Controlling a single motional quantum in a two-dimensional ion microtrap array

Two-dimensional arrays of ions trapped in individual, dynamically tunable microtraps are a promising technology for quantum computation and simulation. By controlling the motional excitations of the ions (phonons) in such microtrap arrays, one may be able to generate multipartite entangled states of the ions and also simulate complex Hamiltonians such as bosons in synthetic gauge fields. We trap three ⁹Be⁺ ions in a microfabricated surface electrode ion trap that generates three confining potential wells spaced 30 mm apart on the vertices of an equilateral triangle.

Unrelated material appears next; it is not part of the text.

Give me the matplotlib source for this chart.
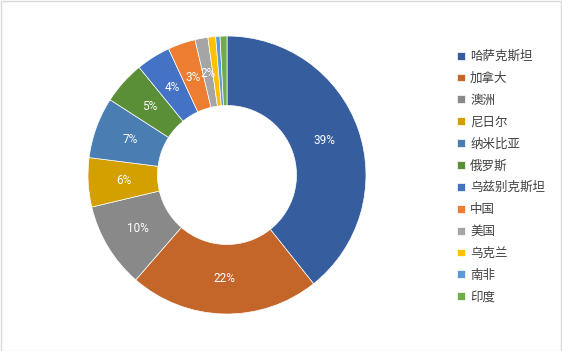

By applying static potentials to the trap electrodes, we can individually tune the potential curvatures at each trapping site. When the motion of ions in several sites is near resonance, phonons can be transferred between sites due to the ions’ Coulomb interaction. The dynamics of a single motional excitation in the triangular array can be described either as site-localized phonons with beamsplitter-like interactions that can lead to interference, or as non-local normal modes shared between sites. Here, we report on our ability to control these single-phonon dynamics in a two-dimensional ion microtrap array. We present evidence of two ions trapped in separate sites coherently exchanging a single phonon over 100 times. We then extend the manipulation of single-phonon dynamics to all three sites by selectively tuning their curvatures and comparing experimental observations to simulations.